Luckily you have a convex polygon, so you can use the angle trick: find a point in the interior (e.g., find the midpoint of two non-adjacent points), and draw vectors to all the vertices. Choose one vector as a base, calculate the angles to the other vectors and order them. You can calculate the angles using the dot product: A · B = A B cos θ = |A||B| cos θ.
Below are the steps I followed.
The 3D planar polygon can be rotated to 2D plane using the known formulas. Use the one under the section Rotation matrix from axis and angle.
Then as indicated by #Glenn, an internal points needs to be calculated to find the angles. I take that internal point as the mean of the vertex locations.
Using the x-axis as the reference axis, the angle, on a 0 to 2pi scale, for each vertex can be calculated using atan2 function as explained here.
The non-negative angle measured counterclockwise from vector a to vector b, in the range [0,2pi], if a = [x1,y1] and b = [x2,y2], is given by:
angle = mod(atan2(y2-y1,x2-x1),2*pi);
Finally, sort the angles, [~,XI] = sort(angle);.

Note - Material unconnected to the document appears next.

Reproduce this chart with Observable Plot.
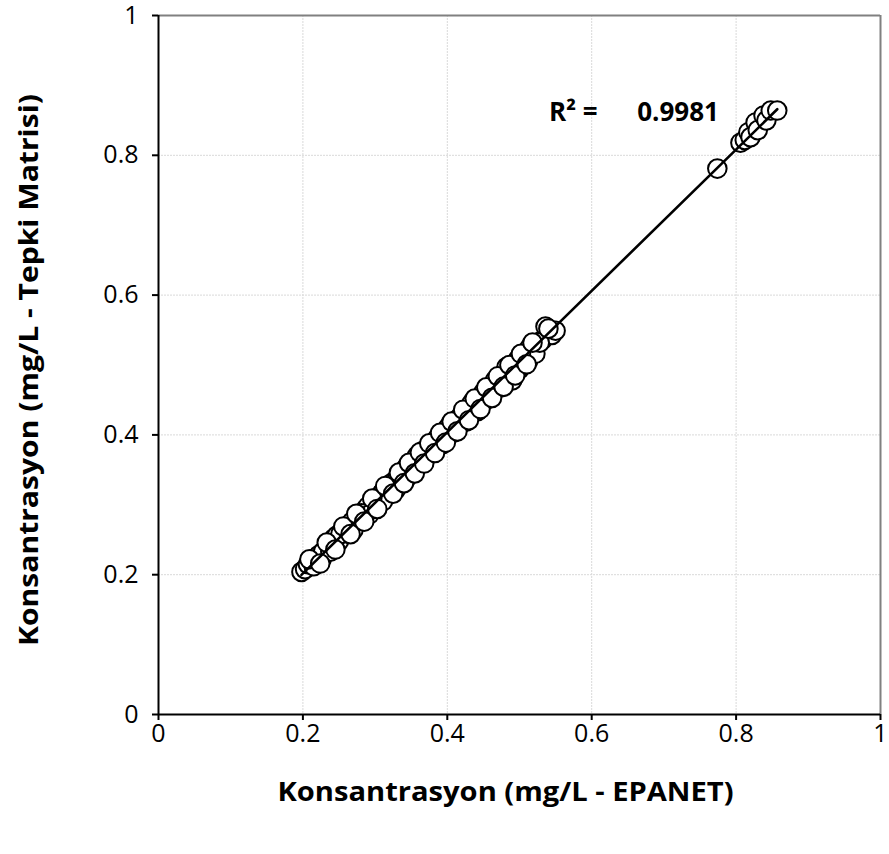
<!DOCTYPE html>
<html>
<head>
<meta charset="utf-8">
<script src="https://cdn.jsdelivr.net/npm/d3@7"></script>
<script src="https://cdn.jsdelivr.net/npm/@observablehq/plot@0.6"></script>
<style>
  body { margin: 0; background: #fff; }
  #chart svg { display: block; }
  #chart g.ticklab text { font-size: 25px !important; }
</style>
</head>
<body>
<div id="chart"></div>
<script>
const xTicks = [0, 0.2, 0.4, 0.6, 0.8, 1];
const yTicks = [0, 0.2, 0.4, 0.6, 0.8, 1];
const xLabel = "Konsantrasyon (mg/L - EPANET)";
const yLabel = "Konsantrasyon (mg/L - Tepki Matrisi)";
const r2Left = "R² =";
const r2Value = "0.9981";

// EPANET concentrations (x)
const epanet = [
  0.198, 0.203, 0.207, 0.212, 0.218, 0.222, 0.226, 0.231, 0.236, 0.240,
  0.243, 0.247, 0.250, 0.254, 0.258, 0.261, 0.265, 0.268, 0.272, 0.276,
  0.279, 0.283, 0.287, 0.290, 0.294, 0.297, 0.301, 0.305, 0.309, 0.312,
  0.316, 0.320, 0.323, 0.327, 0.331, 0.334, 0.338, 0.341, 0.345, 0.349,
  0.352, 0.356, 0.360, 0.363, 0.366, 0.370, 0.373, 0.377, 0.381, 0.384,
  0.388, 0.392, 0.396, 0.400, 0.404, 0.408, 0.412, 0.416, 0.420, 0.424,
  0.428, 0.432, 0.436, 0.440, 0.444, 0.448, 0.452, 0.456, 0.460, 0.464,
  0.468, 0.472, 0.476, 0.480, 0.484, 0.488, 0.492, 0.496, 0.500, 0.504,
  0.508, 0.512, 0.516, 0.520, 0.525, 0.532, 0.536, 0.545, 0.550,
  0.215, 0.228, 0.238, 0.252, 0.263, 0.270, 0.281, 0.292, 0.300, 0.311,
  0.318, 0.329, 0.336, 0.343, 0.351, 0.358, 0.365, 0.372, 0.379, 0.386,
  0.394, 0.402, 0.410, 0.418, 0.426, 0.434, 0.442, 0.450, 0.458, 0.466,
  0.474, 0.482, 0.490, 0.498, 0.506, 0.514, 0.522, 0.528,
  0.209, 0.224, 0.233, 0.245, 0.256, 0.266, 0.274, 0.285, 0.296, 0.303,
  0.314, 0.325, 0.333, 0.340, 0.347, 0.355, 0.362, 0.368, 0.375, 0.383,
  0.390, 0.398, 0.406, 0.414, 0.422, 0.430, 0.438, 0.446, 0.454, 0.462,
  0.470, 0.478, 0.486, 0.494, 0.502, 0.510, 0.518, 0.540,
  0.774, 0.806, 0.812, 0.817, 0.820, 0.827, 0.830, 0.838, 0.842, 0.848, 0.857
];
// Response-matrix concentrations (y)
const tepki = [
  0.204, 0.208, 0.215, 0.219, 0.224, 0.228, 0.222, 0.236, 0.244, 0.238,
  0.252, 0.256, 0.248, 0.262, 0.266, 0.259, 0.272, 0.276, 0.270, 0.283,
  0.287, 0.281, 0.294, 0.298, 0.291, 0.305, 0.309, 0.302, 0.316, 0.320,
  0.313, 0.327, 0.331, 0.324, 0.339, 0.343, 0.335, 0.350, 0.356, 0.346,
  0.361, 0.365, 0.357, 0.372, 0.377, 0.367, 0.381, 0.386, 0.378, 0.392,
  0.397, 0.389, 0.404, 0.409, 0.401, 0.417, 0.421, 0.412, 0.429, 0.434,
  0.425, 0.441, 0.445, 0.437, 0.452, 0.456, 0.449, 0.465, 0.469, 0.461,
  0.477, 0.482, 0.473, 0.490, 0.494, 0.485, 0.500, 0.504, 0.494, 0.510,
  0.515, 0.506, 0.521, 0.526, 0.530, 0.536, 0.555, 0.543, 0.549,
  0.212, 0.233, 0.233, 0.258, 0.268, 0.264, 0.288, 0.286, 0.306, 0.305,
  0.325, 0.322, 0.346, 0.337, 0.352, 0.370, 0.360, 0.376, 0.374, 0.395,
  0.387, 0.412, 0.404, 0.425, 0.419, 0.446, 0.434, 0.461, 0.452, 0.478,
  0.468, 0.497, 0.478, 0.508, 0.500, 0.525, 0.516, 0.532,
  0.222, 0.216, 0.246, 0.236, 0.269, 0.258, 0.287, 0.276, 0.309, 0.294,
  0.327, 0.316, 0.346, 0.331, 0.360, 0.345, 0.375, 0.359, 0.388, 0.374,
  0.403, 0.389, 0.419, 0.405, 0.436, 0.421, 0.452, 0.437, 0.468, 0.453,
  0.484, 0.469, 0.500, 0.485, 0.516, 0.501, 0.532, 0.552,
  0.781, 0.818, 0.822, 0.833, 0.826, 0.847, 0.836, 0.857, 0.850, 0.864, 0.864
];

const data = epanet.map((x, i) => ({x, y: tepki[i]}));
const font = "'Open Sans', sans-serif";

const chart = Plot.plot({
  width: 889,
  height: 854,
  marginLeft: 158,
  marginRight: 9,
  marginTop: 15,
  marginBottom: 140,
  style: {fontFamily: font, background: "#fff"},
  x: {domain: [0, 1]},
  y: {domain: [0, 1]},
  marks: [
    Plot.gridX(xTicks.slice(1, -1), {stroke: "#d9d9d9", strokeOpacity: 1, strokeDasharray: "2,1"}),
    Plot.gridY(yTicks.slice(1, -1), {stroke: "#d9d9d9", strokeOpacity: 1, strokeDasharray: "2,1"}),
    Plot.ruleY([1], {stroke: "#808080", strokeWidth: 2}),
    Plot.ruleX([1], {stroke: "#808080", strokeWidth: 2}),
    Plot.axisX(xTicks, {tickSize: 6, tickPadding: 4, label: null, tickFormat: d => String(d), strokeWidth: 2, className: "ticklab"}),
    Plot.axisY(yTicks, {tickSize: 6, tickPadding: 14, label: null, tickFormat: d => String(d), strokeWidth: 2, className: "ticklab"}),
    Plot.ruleX([0], {stroke: "black", strokeWidth: 2}),
    Plot.ruleY([0], {stroke: "black", strokeWidth: 2}),
    Plot.dot(data, {x: "x", y: "y", r: 9.3, fill: "white", stroke: "black", strokeWidth: 2}),
    Plot.linearRegressionY(data, {x: "x", y: "y", stroke: "black", strokeWidth: 2.6, ci: 0}),
    Plot.text([r2Left], {x: 0.541, y: 0.861, text: d => d, textAnchor: "start", fontSize: 26, fontWeight: "bold"}),
    Plot.text([r2Value], {x: 0.663, y: 0.861, text: d => d, textAnchor: "start", fontSize: 26, fontWeight: "bold"}),
    Plot.text([xLabel], {frameAnchor: "bottom", dy: 86, dx: -14, textAnchor: "middle", text: d => d, fontSize: 27, fontWeight: "bold", className: "xlabel"}),
    Plot.text([yLabel], {frameAnchor: "left", dx: -129, dy: 5, rotate: -90, textAnchor: "middle", text: d => d, fontSize: 27, fontWeight: "bold", className: "ylabel"})
  ]
});

document.getElementById("chart").appendChild(chart);
d3.select(chart).selectAll(".xlabel text").attr("textLength", 456).attr("lengthAdjust", "spacingAndGlyphs");
d3.select(chart).selectAll(".ylabel text").attr("textLength", 552).attr("lengthAdjust", "spacingAndGlyphs");
d3.select(chart).selectAll("g[aria-label$='tick label']").attr("font-size", 25).style("font-size", "25px");
</script>
</body>
</html>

It's a long time since I used this, so I might be wrong, but I believe the command convhull does what you need - it returns the convex hull of a set of points (which, since you say your points are a convex set, should be the set of points themselves), arranged in counter-clockwise order.
Note that MathWorks recently delivered a new class DelaunayTri which is intended to superseded the functionality of convhull and other older computational geometry stuff. I believe it's more accurate, especially when the points get very close together. However I haven't tried it.
Hope that helps!
So here's another answer if you want to use convhull. Easily project your polygon into an axes plane by setting one coordinate zero. For example, in (0,0,0),(1,1,0),(1,1,1),(0,0,1) set y=0 to get (0,0),(1,0),(1,1),(0,1). Now your problem is 2D.
You might have to do some work to pick the right coordinate if your polygon's plane is orthogonal to some axis, if it is, pick that axis. The criterion is to make sure that your projected points don't end up on a line.